Konrad Kyeser described rockets in his famous military treatise Bellifortis around 1405.
Kyeser describes three types of rockets, swimming, free flying and captive.
Joanes de Fontana in Bellicorum instrumentorum liber described flying rockets in the shape of doves, running rockets in the shape of hares, and a large car driven by three rockets, as well as a large rocket torpedo with the head of a sea monster.
Later developments
In the mid-16th century, Conrad Haas wrote a book that described rocket technology that combined fireworks and weapons technologies. This manuscript was discovered in 1961, in the Sibiu public records. His work dealt with the theory of motion of multi-stage rockets, different fuel mixtures using liquid fuel, and introduced delta-shape fins and bell-shaped nozzles.The name Rocket comes from the Italian rocchetta, meaning "bobbin" or "little spindle", given due to the similarity in shape to the bobbin or spool used to hold the thread to be fed to a spinning wheel. The Italian term was adopted into German in the mid 16th century, by Leonhard Fronsperger in a book on rocket artillery published in 1557, using the spelling rogete, and by Conrad Haas as rackette; adoption into English dates to ca. 1610. Johann Schmidlap, a German fireworks maker, is believed to have experimented with staging in 1590.

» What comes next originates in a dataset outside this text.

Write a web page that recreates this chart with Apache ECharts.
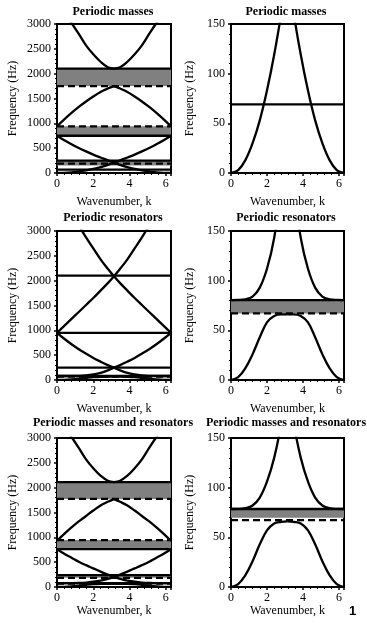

Lagari Hasan Çelebi was a legendary Ottoman aviator who, according to an account written by Evliya Çelebi, made a successful crewed rocket flight. Evliya Çelebi purported that in 1633 Lagari launched in a 7-winged rocket using 50 okka of gunpowder from Sarayburnu, the point below Topkapı Palace in Istanbul.
"Artis Magnae Artilleriae pars prima", first printed in Amsterdam in 1650, was translated to French in 1651, German in 1676, English and Dutch in 1729 and Polish in 1963. For over two centuries, this work of Polish–Lithuanian Commonwealth nobleman Kazimierz Siemienowicz was used in Europe as a basic artillery manual. The book provided the standard designs for creating rockets, fireballs, and other pyrotechnic devices. It contained a large chapter on caliber, construction, production and properties of rockets, including multi-stage rockets, batteries of rockets, and rockets with delta wing stabilizers.
In his 1696 work, ‘The Making of Rockets. In two Parts. The First containing the Making of Rockets for the meanest Capacity. The other to make Rockets by a Duplicate Proposition, to 1,000 pound Weight or higher,’ Robert Anderson proposed constructing rockets out of "a piece of a Gun Barrel" whose metal casing is much stronger than pasteboard or wood.